Your task ▸
Leave out the pictures, then output the lines of the records below from the first through the one containing "import seaborn as sns".
- - - - - - -
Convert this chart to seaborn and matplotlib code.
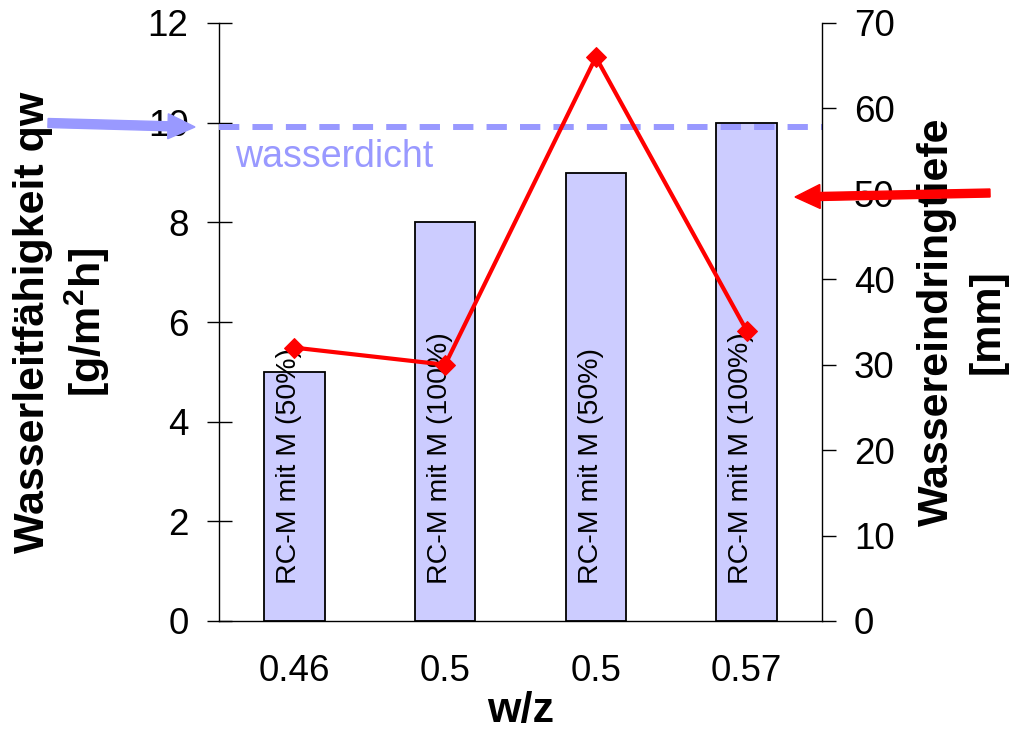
import numpy as np
import pandas as pd
import matplotlib
matplotlib.use("Agg")
import matplotlib.pyplot as plt
from matplotlib.patches import FancyArrow
import seaborn as sns

# ---- data ----
wz_labels = ["0.46", "0.5", "0.5", "0.57"]
bar_labels = ["RC-M mit M (50%)", "RC-M mit M (100%)", "RC-M mit M (50%)", "RC-M mit M (100%)"]
qw_values = [5.0, 8.0, 9.0, 10.0]           # Wasserleitfähigkeit qw [g/m²h]
depth_values = [32.0, 30.0, 66.0, 34.0]     # Wassereindringtiefe [mm]
wasserdicht_level = 9.92                    # on left axis

sns.set_style("white")
plt.rcParams["font.family"] = ["Liberation Sans", "DejaVu Sans"]
plt.rcParams.update({
    "text.color": "black", "axes.labelcolor": "black",
    "xtick.color": "black", "ytick.color": "black",
    "mathtext.fontset": "custom",
    "mathtext.rm": "Liberation Sans",
    "mathtext.bf": "Liberation Sans:bold",
})

df = pd.DataFrame({"pos": np.arange(len(qw_values)), "qw": qw_values,
                   "depth": depth_values, "probe": bar_labels})

fig = plt.figure(figsize=(10.18, 7.33), dpi=100)
ax = fig.add_axes([219/1018, 1-621/733, (822-219)/1018, (621-23)/733])

sns.barplot(data=df, x="pos", y="qw", ax=ax, color="#CCCCFF", saturation=1,
            edgecolor="black", linewidth=1.3, width=0.4, zorder=2)

ax.set_xlim(-0.5, len(qw_values) - 0.5)
ax.set_ylim(0, 12)
ax.set_yticks(np.arange(0, 13, 2))
ax.set_xticks(np.arange(len(qw_values)))
ax.set_xticklabels(wz_labels)
ax.set_xticks(np.arange(-0.5, len(qw_values), 1.0), minor=True)
ax.tick_params(axis="x", which="major", length=0, pad=24, labelsize=26.5)
ax.tick_params(axis="x", which="minor", direction="inout", length=18, width=1, color="black")
ax.tick_params(axis="y", direction="inout", length=18, width=1, color="black",
               pad=13, labelsize=26.5, left=True)

for s in ["top", "right"]:
    ax.spines[s].set_visible(False)
for s in ["left", "bottom"]:
    ax.spines[s].set_color("black")
    ax.spines[s].set_linewidth(1)

# waterproof line
ax.axhline(wasserdicht_level, color="#9999FF", lw=4.3, linestyle=(0, (3.4, 2.2)), zorder=3)
ax.text(-0.394, 9.11, "wasserdicht", color="#9999FF", fontsize=27, va="baseline", ha="left")

# bar labels
for i, lab in enumerate(bar_labels):
    ax.text(i - 0.035, 0.75, lab, rotation=90, ha="center", va="bottom", fontsize=20.5, zorder=4)

ax.set_xlabel("w/z", fontsize=31, fontweight="bold")
ax.xaxis.set_label_coords(0.5, -0.117)
ax.set_ylabel("Wasserleitfähigkeit qw\n[g/m$\\mathbf{^2}$h]", fontsize=31, fontweight="bold",
              linespacing=1.25)
ax.yaxis.set_label_coords(-0.178, 0.5)

# secondary axis
ax2 = ax.twinx()
sns.lineplot(data=df, x="pos", y="depth", ax=ax2, color="red", lw=3, marker="D",
             markersize=10, markeredgecolor="red", sort=False)
ax2.set_ylim(0, 70)
ax2.set_yticks(np.arange(0, 71, 10))
ax2.tick_params(axis="y", direction="out", length=10, width=1, color="black",
                pad=13, labelsize=26.5, right=True)
for s in ["top", "left", "bottom"]:
    ax2.spines[s].set_visible(False)
ax2.spines["right"].set_color("black")
ax2.spines["right"].set_linewidth(1)
ax2.set_ylabel("Wassereindringtiefe\n[mm]", fontsize=31, fontweight="bold", linespacing=1.35)
ax2.yaxis.set_label_coords(1.158, 0.5)

# arrows (figure inches)
H = 7.33
fig.add_artist(FancyArrow(0.48, H-1.23, 1.47, -0.04, width=0.09, head_width=0.25,
                          head_length=0.27, length_includes_head=True,
                          color="#9999FF", transform=fig.dpi_scale_trans))
fig.add_artist(FancyArrow(9.90, H-1.93, -1.95, -0.04, width=0.08, head_width=0.24,
                          head_length=0.25, length_includes_head=True,
                          color="red", transform=fig.dpi_scale_trans))

fig.savefig("out.png", dpi=100)
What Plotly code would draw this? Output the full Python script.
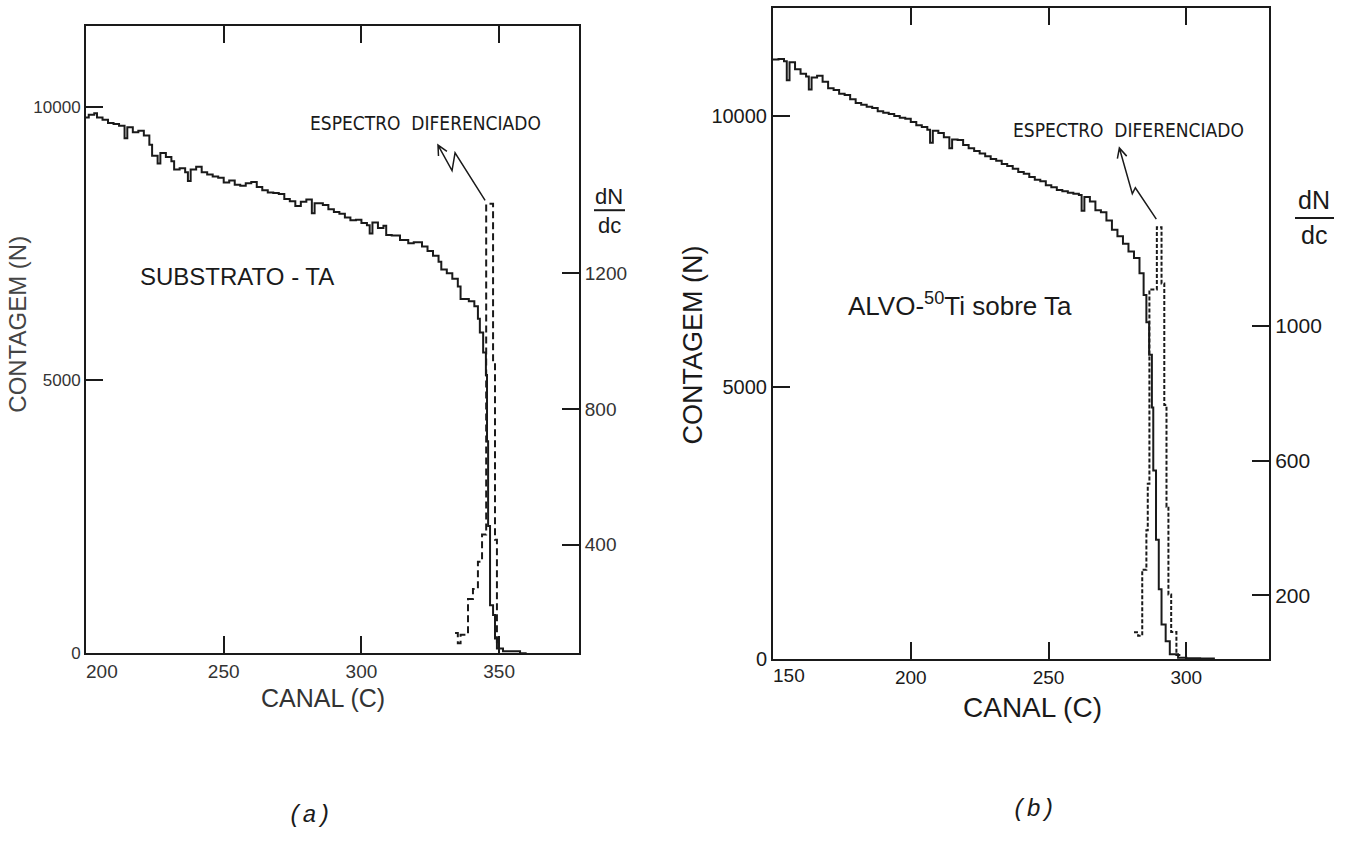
import math
import plotly.graph_objects as go

W, H = 1348, 841

# ---------------- Panel (a): Substrato - Ta ----------------
ch_a = [200, 201, 203, 204, 206, 208, 210, 212, 214, 215, 217, 219, 221, 223, 224, 226, 227, 229,
        231, 232, 234, 236, 237, 238, 240, 242, 244, 246, 248, 250, 252, 254, 256, 258, 260, 262,
        264, 266, 268, 270, 272, 274, 276, 278, 280, 282, 283, 286, 288, 290, 292, 294, 296, 298,
        300, 302, 303, 304, 306, 308, 309, 311, 314, 317, 319, 322, 324, 326, 328, 329, 331, 333,
        335, 336, 339, 341, 342.3, 343, 344.2, 345.2, 345.6, 346, 346.7, 347.8, 348.5, 349.2,
        351.4, 357.6, 360]
n_a = [9800, 9850, 9880, 9800, 9760, 9700, 9680, 9650, 9420, 9620, 9530, 9560, 9470, 9300, 9100,
       8960, 9150, 9080, 9000, 8850, 8870, 8800, 8640, 8850, 8900, 8800, 8760, 8720, 8700, 8610,
       8650, 8570, 8550, 8600, 8620, 8530, 8470, 8430, 8420, 8400, 8310, 8270, 8180, 8260, 8300,
       8050, 8230, 8200, 8120, 8070, 8040, 7970, 7920, 7930, 7870, 7830, 7680, 7880, 7780, 7820,
       7650, 7640, 7560, 7500, 7520, 7440, 7360, 7270, 7160, 7020, 6950, 6850, 6710, 6480, 6440,
       6350, 6120, 5870, 5500, 5090, 3880, 2330, 880, 700, 270, 90, 36, 0, 0]

dch_a = [334, 335, 336, 338.7, 340.5, 342.3, 343.8, 345.3, 347.8, 348.5, 349.2, 350.2]
dv_a = [140, 110, 135, 240, 270, 350, 430, 1405, 935, 415, 105, 105]

# ---------------- Panel (b): Alvo 50Ti sobre Ta ----------------
ch_b = [150, 152, 154, 155, 156, 158, 160, 162, 163, 164, 166, 168, 170, 172, 174, 176, 178, 180,
        182, 184, 186, 188, 190, 192, 194, 196, 198, 200, 202, 204, 206, 207, 208, 210, 212, 214,
        215, 217, 219, 221, 223, 225, 227, 229, 231, 233, 235, 237, 239, 241, 243, 245, 247, 249,
        251, 253, 255, 257, 259, 261, 262, 263, 265, 267, 269, 271, 273, 275, 277, 279, 281, 283,
        284.5, 285.5, 286.5, 287.5, 288, 289, 290, 291, 292.5, 294, 297, 300, 305, 310]
n_b = [11030, 11040, 11000, 10650, 10980, 10850, 10770, 10720, 10480, 10700, 10730, 10620, 10500,
       10470, 10400, 10380, 10300, 10230, 10200, 10160, 10140, 10080, 10050, 10030, 9990, 9960,
       9940, 9880, 9820, 9790, 9740, 9500, 9720, 9680, 9600, 9400, 9560, 9550, 9460, 9400, 9350,
       9300, 9250, 9200, 9170, 9110, 9070, 9020, 8960, 8930, 8870, 8820, 8790, 8720, 8680, 8630,
       8610, 8580, 8560, 8540, 8250, 8500, 8420, 8260, 8220, 8070, 7900, 7780, 7640, 7500, 7380,
       7100, 6700, 6200, 5600, 4630, 3470, 2200, 1290, 640, 330, 90, 30, 20, 15, 0]

dch_b = [281, 282.5, 284, 285.5, 286, 286.6, 289.3, 291, 292, 292.8, 293.5, 294.5, 296.4, 298]
dv_b = [90, 80, 276, 393, 531, 1108, 1293, 1126, 765, 463, 202, 91, 23, 23]

# tick values
xt_a = [200, 250, 300, 350]
yt_a = [0, 5000, 10000]
y2t_a = [400, 800, 1200]
xt_b = [150, 200, 250, 300]
yt_b = [0, 5000, 10000]
y2t_b = [200, 600, 1000]

# axis ranges
xr_a, yr_a, y2r_a = [200, 379], [0, 11480], [80, 1930]
xr_b, yr_b, y2r_b = [150, 330], [0, 11980], [10, 1944]

# plot-area boxes in pixels (left, top, right, bottom)
box_a = (86, 26, 579, 662)
box_b = (773, 8, 1269, 668)

FONT = "Liberation Sans, Arial, sans-serif"
NARROW = "Liberation Sans Narrow, Arial Narrow, DejaVu Sans Condensed, Liberation Sans, sans-serif"
MONO = "Liberation Mono, Courier New, monospace"
INK = "#1a1a1a"


def px(x):
    return x / W


def py(y):
    return 1 - y / H


fig = go.Figure()
fig.add_trace(go.Scatter(x=ch_a, y=n_a, mode="lines", line=dict(color=INK, width=2, shape="hv"),
                         xaxis="x", yaxis="y", showlegend=False))
fig.add_trace(go.Scatter(x=dch_a, y=dv_a, mode="lines",
                         line=dict(color=INK, width=2, shape="hv", dash="7px,4px"),
                         xaxis="x", yaxis="y2", showlegend=False))
fig.add_trace(go.Scatter(x=ch_b, y=n_b, mode="lines", line=dict(color=INK, width=2, shape="hv"),
                         xaxis="x2", yaxis="y3", showlegend=False))
fig.add_trace(go.Scatter(x=dch_b, y=dv_b, mode="lines",
                         line=dict(color=INK, width=2, shape="hv", dash="4px,2px"),
                         xaxis="x2", yaxis="y4", showlegend=False))

common = dict(showgrid=False, zeroline=False, showline=True, linecolor=INK, linewidth=2,
              ticks="inside", ticklen=17, tickwidth=2, tickcolor=INK)

# the first x tick of each panel sits on the box corner; its label is an annotation instead
fig.update_layout(
    width=W, height=H, margin=dict(l=0, r=0, t=0, b=0),
    paper_bgcolor="white", plot_bgcolor="white",
    font=dict(family=FONT, color=INK),
    xaxis=dict(domain=[px(box_a[0]), px(box_a[2])], range=xr_a, anchor="y", tickvals=xt_a[1:],
               mirror="ticks", tickfont=dict(size=19, color="#333"), **common),
    yaxis=dict(domain=[py(box_a[3]), py(box_a[1])], range=yr_a, anchor="x", tickvals=yt_a,
               tickformat="d", mirror=True, tickfont=dict(size=17, color="#333"), **common),
    yaxis2=dict(overlaying="y", side="right", anchor="x", range=y2r_a, tickvals=y2t_a,
                tickfont=dict(size=19, color="#333"), **common),
    xaxis2=dict(domain=[px(box_b[0]), px(box_b[2])], range=xr_b, anchor="y3", tickvals=xt_b[1:],
                mirror="ticks", tickfont=dict(size=19), **common),
    yaxis3=dict(domain=[py(box_b[3]), py(box_b[1])], range=yr_b, anchor="x2", tickvals=yt_b,
                tickformat="d", mirror=True, tickfont=dict(size=20), **common),
    yaxis4=dict(overlaying="y3", side="right", anchor="x2", range=y2r_b, tickvals=y2t_b,
                tickfont=dict(size=21), **common),
)

ann = []


def txt(x, y, s, size, color=INK, family=FONT, angle=0, xanchor="center"):
    ann.append(dict(x=px(x), y=py(y), xref="paper", yref="paper", text=s, showarrow=False,
                    font=dict(size=size, color=color, family=family), textangle=angle,
                    xanchor=xanchor, yanchor="middle"))


# first tick labels (anchored to the axis value, just right of the corner)
ann.append(dict(x=xt_a[0], y=py(680), xref="x", yref="paper", text=str(xt_a[0]),
                showarrow=False, xanchor="left", yanchor="middle", xshift=-2,
                font=dict(size=19, color="#333", family=FONT)))
ann.append(dict(x=xt_b[0], y=py(684), xref="x2", yref="paper", text=str(xt_b[0]),
                showarrow=False, xanchor="left", yanchor="middle", xshift=-2,
                font=dict(size=19, color=INK, family=FONT)))

# panel a texts
txt(323, 707, "CANAL (C)", 25, color="#333")
txt(18, 329, "CONTAGEM (N)", 24, color="#444", angle=-90)
txt(308, 125, "ESPECTRO  DIFERENCIADO", 19, family=NARROW, xanchor="left")
txt(138, 280, "SUBSTRATO - TA", 24, xanchor="left")
txt(609, 199, "dN", 22)
txt(609, 228, "dc", 22)
txt(309, 826, "<i>(a)</i>", 24, family=MONO)

# panel b texts
txt(1032, 717, "CANAL (C)", 28)
txt(693, 350, "CONTAGEM (N)", 27, angle=-90)
txt(1011, 132, "ESPECTRO  DIFERENCIADO", 19, family=NARROW, xanchor="left")
txt(846, 309, "ALVO-<sup>50</sup>Ti sobre Ta", 26, xanchor="left")
txt(1314, 203, "dN", 25)
txt(1314, 238, "dc", 25)
txt(1033, 820, "<i>(b)</i>", 24, family=MONO)

fig.update_layout(annotations=ann)


def arrow_path(pts, box, xr, yr, head_len=11, half_angle=26):
    """Polyline through data points pts, ending with an open arrowhead at the last point."""
    sx = (box[2] - box[0]) / (xr[1] - xr[0])
    sy = (box[3] - box[1]) / (yr[1] - yr[0])
    (x1, y1), (x2, y2) = pts[-2], pts[-1]
    dxp, dyp = (x2 - x1) * sx, -(y2 - y1) * sy
    L = math.hypot(dxp, dyp)
    ux, uy = dxp / L, dyp / L
    wings = []
    for s in (1, -1):
        a = math.radians(s * half_angle)
        rx = ux * math.cos(a) - uy * math.sin(a)
        ry = ux * math.sin(a) + uy * math.cos(a)
        wx = x2 - head_len * rx / sx
        wy = y2 + head_len * ry / sy
        wings.append((wx, wy))
    d = "M " + " L ".join(f"{x},{y}" for x, y in pts)
    d += f" M {wings[0][0]},{wings[0][1]} L {x2},{y2} L {wings[1][0]},{wings[1][1]}"
    return d


arrow_a = [(344.9, 1415), (334.0, 1555), (332.9, 1503), (327.8, 1578)]
arrow_b = [(289.1, 1317), (281.5, 1410), (280.4, 1392), (275.7, 1528)]

shapes = [
    dict(type="path", xref="x", yref="y2", path=arrow_path(arrow_a, box_a, xr_a, y2r_a),
         line=dict(color=INK, width=1.5)),
    dict(type="path", xref="x2", yref="y4", path=arrow_path(arrow_b, box_b, xr_b, y2r_b),
         line=dict(color=INK, width=1.5)),
    dict(type="line", xref="paper", yref="paper", x0=px(594), x1=px(625), y0=py(213), y1=py(213),
         line=dict(color=INK, width=2)),
    dict(type="line", xref="paper", yref="paper", x0=px(1295), x1=px(1334), y0=py(221),
         y1=py(221), line=dict(color=INK, width=2)),
]
fig.update_layout(shapes=shapes)

fig.write_html("out.html")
- - - - - - -
Task solution ▸
Convert this chart to seaborn and matplotlib code.
import numpy as np
import pandas as pd
import matplotlib
matplotlib.use("Agg")
import matplotlib.pyplot as plt
from matplotlib.patches import FancyArrow
import seaborn as sns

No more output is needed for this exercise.